Unfortunately I dropped this while moving it, so it's now lying in big chunks ready to be refitted when I'm bored enough.


----------



## Inquisitor Varrius (Jul 3, 2008)

Ummm.... I'm not sure what to say. But nice creativity, and way to avoid paying retail!


----------



## KarlFranz40k (Jan 30, 2009)

yeah....how much retail? Is it over a grand? Can't remember, waaaaaaaay to much money to splash anyway.


----------



## Col. Schafer (Apr 15, 2008)

I've seen tin-can dreadnaughts, Id play against it.


----------



## Azkaellon (Jun 23, 2009)

Id shoot it with a Vampire Hunter or 3. :victory:

lol that is pretty cool man,and if it gets destroyed just drop it on the table what ever parts hit a unit, that unit dies >=D


----------



## Inquisitor Varrius (Jul 3, 2008)

At least your 'weapon destroyed' results are easy to show...


----------



## Pukka (Jun 19, 2009)

How long did that take you to build?


----------



## Alex (Jan 19, 2008)

The first one I did took me about 3 days( quite a few hours every day) to make as I kept changing the bits to use and had to find them in the first place.
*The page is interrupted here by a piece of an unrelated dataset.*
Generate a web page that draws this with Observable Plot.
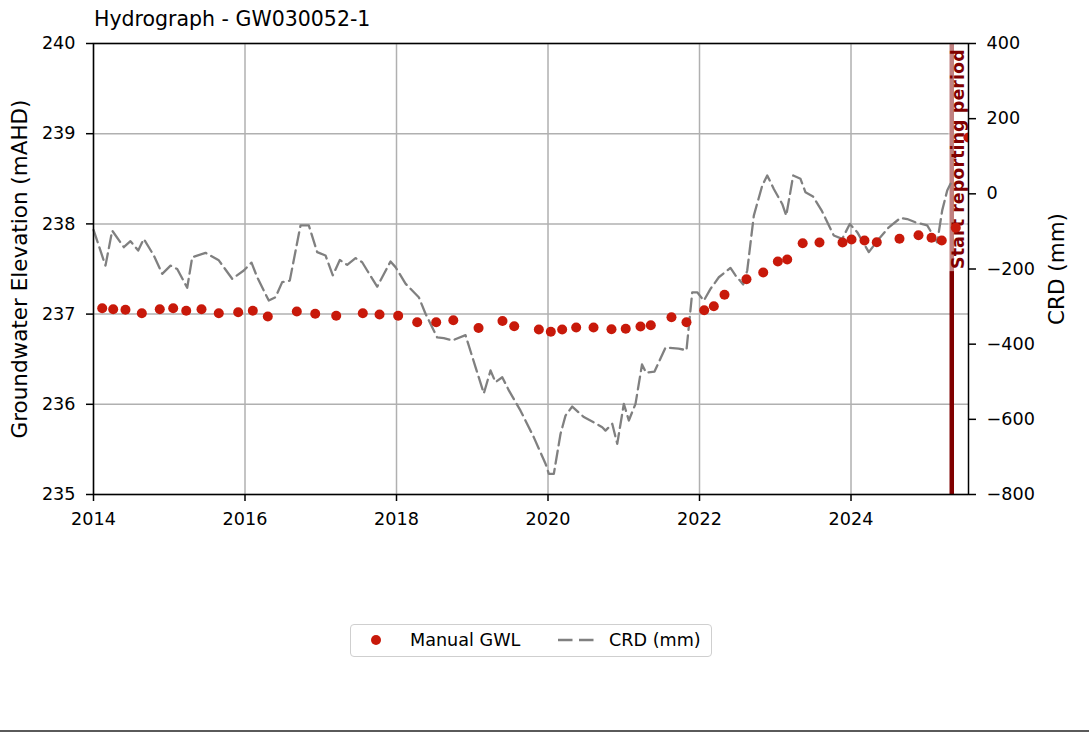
<!DOCTYPE html>
<html><head><meta charset="utf-8">
<script src="https://cdn.jsdelivr.net/npm/d3@7"></script>
<script src="https://cdn.jsdelivr.net/npm/@observablehq/plot@0.6"></script>
<style>
body{margin:0;background:#fff;font-family:"DejaVu Sans",sans-serif;}
#wrap{position:relative;width:1089px;height:733px;overflow:hidden;background:#fff;}
#title{position:absolute;left:94px;top:9px;font-size:20.5px;line-height:1;color:#000;white-space:nowrap;}
#legend{position:absolute;left:350px;top:624px;width:362px;height:33px;border:1.5px solid #cfcfcf;border-radius:4px;box-sizing:border-box;background:#fff;}
#legend svg{position:absolute;left:0;top:0;}
#bottomline{position:absolute;left:0;top:730px;width:1089px;height:2px;background:#5a5a5a;}
</style></head>
<body><div id="wrap"><div id="chart"></div><div id="title">Hydrograph - GW030052-1</div><div id="legend"></div><div id="bottomline"></div></div>
<script>
// ---- data ----
const gwlYear = [2014.115, 2014.26, 2014.422, 2014.638, 2014.875, 2015.052, 2015.224, 2015.426, 2015.654, 2015.91,
  2016.103, 2016.301, 2016.684, 2016.927, 2017.204, 2017.555, 2017.776, 2018.022, 2018.273, 2018.524,
  2018.75, 2019.083, 2019.399, 2019.554, 2019.879, 2020.037, 2020.187, 2020.372, 2020.601, 2020.838,
  2021.026, 2021.221, 2021.357, 2021.63, 2021.828, 2022.062, 2022.189, 2022.33, 2022.62, 2022.841,
  2023.034, 2023.158, 2023.362, 2023.584, 2023.888, 2024.007, 2024.178, 2024.34, 2024.64, 2024.891,
  2025.063, 2025.198, 2025.383, 2025.55];
const gwlLevel = [237.065, 237.054, 237.048, 237.010, 237.054, 237.065, 237.037, 237.054, 237.010, 237.021,
  237.037, 236.973, 237.029, 237.003, 236.981, 237.010, 236.996, 236.981, 236.910, 236.910,
  236.932, 236.846, 236.923, 236.865, 236.829, 236.804, 236.829, 236.851, 236.851, 236.833,
  236.838, 236.863, 236.877, 236.966, 236.910, 237.043, 237.088, 237.214, 237.387, 237.461,
  237.583, 237.605, 237.785, 237.794, 237.794, 237.827, 237.816, 237.797, 237.835, 237.875,
  237.846, 237.816, 237.957, 238.958];
const crdYear = [2014.0, 2014.158, 2014.247, 2014.4, 2014.488, 2014.59, 2014.664, 2014.796, 2014.907, 2015.017,
  2015.105, 2015.237, 2015.303, 2015.479, 2015.654, 2015.831, 2015.984, 2016.086, 2016.161, 2016.314,
  2016.403, 2016.491, 2016.591, 2016.733, 2016.842, 2016.953, 2017.063, 2017.159, 2017.252, 2017.349,
  2017.459, 2017.547, 2017.613, 2017.745, 2017.921, 2017.987, 2018.119, 2018.294, 2018.383, 2018.537,
  2018.624, 2018.739, 2018.911, 2019.043, 2019.153, 2019.241, 2019.307, 2019.396, 2019.483, 2019.637,
  2019.813, 2019.967, 2020.011, 2020.077, 2020.165, 2020.231, 2020.32, 2020.473, 2020.605, 2020.716,
  2020.759, 2020.848, 2020.914, 2021.001, 2021.067, 2021.155, 2021.241, 2021.294, 2021.406, 2021.551,
  2021.723, 2021.828, 2021.904, 2021.97, 2022.057, 2022.145, 2022.255, 2022.409, 2022.475, 2022.577,
  2022.63, 2022.717, 2022.828, 2022.894, 2022.981, 2023.092, 2023.145, 2023.237, 2023.333, 2023.399,
  2023.498, 2023.611, 2023.773, 2023.884, 2023.984, 2024.082, 2024.235, 2024.367, 2024.499, 2024.654,
  2024.742, 2024.852, 2025.006, 2025.138, 2025.204, 2025.27, 2025.314];
const crdValue = [-96, -191, -98, -142, -126, -151, -120, -164, -213, -191,
  -200, -250, -169, -157, -177, -226, -204, -183, -222, -284,
  -275, -235, -231, -84, -84, -155, -164, -217, -176, -189,
  -171, -182, -204, -247, -180, -195, -239, -275, -319, -382,
  -384, -390, -376, -461, -531, -470, -501, -488, -523, -577,
  -648, -718, -745, -745, -639, -590, -566, -594, -608, -621,
  -630, -612, -665, -559, -603, -559, -454, -476, -473, -409,
  -412, -416, -262, -262, -284, -253, -222, -197, -217, -241,
  -204, -58, 22, 49, 13, -27, -58, 49, 40, 4,
  -7, -44, -111, -120, -80, -102, -155, -120, -89, -64,
  -67, -76, -84, -129, -44, 9, 27];
const xTicks = [2014, 2016, 2018, 2020, 2022, 2024];
const yTicksLeft = [235, 236, 237, 238, 239, 240];
const yTicksRight = [400, 200, 0, -200, -400, -600, -800];
const xDomain = [2014, 2025.551];
const leftDomain = [235, 240];
const rightDomain = [-800, 400];
const reportStart = 2025.33;
const reportLabelFrom = -200;
const reportLabel = "Start reporting period";
const seriesNames = ["Manual GWL", "CRD (mm)"];

// ---- helpers: map right-axis values onto the left scale ----
const toL = c => leftDomain[0] + (c - rightDomain[0]) * (leftDomain[1] - leftDomain[0]) / (rightDomain[1] - rightDomain[0]);
const fromL = v => rightDomain[0] + (v - leftDomain[0]) * (rightDomain[1] - rightDomain[0]) / (leftDomain[1] - leftDomain[0]);
const fmtR = c => { const r = Math.round(c); return (r < 0 ? "\u2212" : "") + Math.abs(r); };

const gwl = gwlYear.map((t, i) => ({t, v: gwlLevel[i]}));
const crd = crdYear.map((t, i) => ({t, v: toL(crdValue[i])}));

const RED = "#c8190a", GREY = "#808080", DARKRED = "#800000";
const FS = 17.6;

const chart = Plot.plot({
  width: 1089, height: 733,
  marginLeft: 93, marginRight: 121, marginTop: 43, marginBottom: 239,
  style: {fontFamily: "DejaVu Sans", fontSize: FS + "px", color: "#000", background: "transparent"},
  x: {domain: xDomain},
  y: {domain: leftDomain},
  marks: [
    Plot.gridX(xTicks, {stroke: "#b0b0b0", strokeOpacity: 1, strokeWidth: 1.5}),
    Plot.gridY(yTicksLeft, {stroke: "#b0b0b0", strokeOpacity: 1, strokeWidth: 1.5}),
    Plot.ruleX([reportStart], {stroke: DARKRED, strokeWidth: 4.5}),
    Plot.rect([reportStart], {x1: d => d, x2: d => d, y1: toL(reportLabelFrom - 7), y2: leftDomain[1],
      insetLeft: -3, insetRight: -16, fill: "white", fillOpacity: 0.5}),
    Plot.text([reportLabel], {x: reportStart, y: toL(reportLabelFrom), rotate: -90, textAnchor: "start",
      dx: 6.5, fill: DARKRED, fontWeight: "bold", fontSize: FS}),
    Plot.line(crd, {x: "t", y: "v", stroke: GREY, strokeWidth: 2.3, strokeDasharray: "13,5.5"}),
    Plot.dot(gwl, {x: "t", y: "v", r: 5, fill: RED, stroke: "none", clip: true}),
    Plot.frame({stroke: "#000", strokeWidth: 1.5}),
    Plot.axisX(xTicks, {tickFormat: d => String(d), tickSize: 7, tickPadding: 11, strokeWidth: 1.5, label: null, fontSize: FS}),
    Plot.axisY(yTicksLeft, {anchor: "left", tickFormat: d => String(d), tickSize: 7, tickPadding: 11, strokeWidth: 1.5, label: null, fontSize: FS}),
    Plot.axisY(yTicksRight.map(toL), {anchor: "right", tickFormat: d => fmtR(fromL(d)), tickSize: 7, tickPadding: 11, strokeWidth: 1.5, label: null, fontSize: FS}),
    Plot.text(["Groundwater Elevation (mAHD)"], {frameAnchor: "left", textAnchor: "middle", rotate: -90, dx: -73, fontSize: 21.5}),
    Plot.text(["CRD (mm)"], {frameAnchor: "right", textAnchor: "middle", rotate: -90, dx: 89, fontSize: 21.5})
  ]
});
document.getElementById("chart").appendChild(chart);

// ---- legend ----
const lg = d3.select("#legend").append("svg").attr("width", 360).attr("height", 31)
  .style("font-family", "DejaVu Sans").style("font-size", FS + "px");
lg.append("circle").attr("cx", 25).attr("cy", 15).attr("r", 5).attr("fill", RED);
lg.append("text").attr("x", 59).attr("y", 21).text(seriesNames[0]);
lg.append("line").attr("x1", 207).attr("x2", 244).attr("y1", 15).attr("y2", 15)
  .attr("stroke", GREY).attr("stroke-width", 2.5).attr("stroke-dasharray", "14.5,6.5");
lg.append("text").attr("x", 258).attr("y", 21).text(seriesNames[1]);
</script>
</body></html>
When I went back to remodel it, I knew what to use so it only took a day to rustle through four boxes of lego and lay them out and then about 6 hours the next day to fit together.


----------



## Inquisitor Einar (Mar 6, 2009)

Very nicely done.. maybe you can use the large long wings on the sides to make it curve a bit. the 30 degree ones, compared to 45 degre ones at the middle... that should give it a bit of a curvy shape.

+rep for awesomeness.


----------



## Lupercal101 (Jan 26, 2009)

holy crap +rep


----------



## jakkie (Dec 21, 2007)

haha, you have waay too much time on your hands...

excellent job tho! +rep


----------



## Lord Sinkoran (Dec 23, 2006)

:laugh: made me laugh i wouldn't mind you using it until you get the real thing


----------



## Epatus (May 17, 2009)

Good effort. I wonder how they would react if you took that to Nottingham... :aggressive: You can purchase my Manta when it is finished...:wink: (whenever that will be)


----------



## Cocakoala (Apr 27, 2009)

Wow just wow. Any idea how many bricks that is in total? Dont go counting them just for me tho. +rep anyway.


----------



## zas240 (Apr 3, 2009)

as a famous panda once said

"there is no price for awesomeness"

(come on you MUST have seen kung-fu panda....)


----------



## Concrete Hero (Jun 9, 2008)

Thats awesome dude, well done!


----------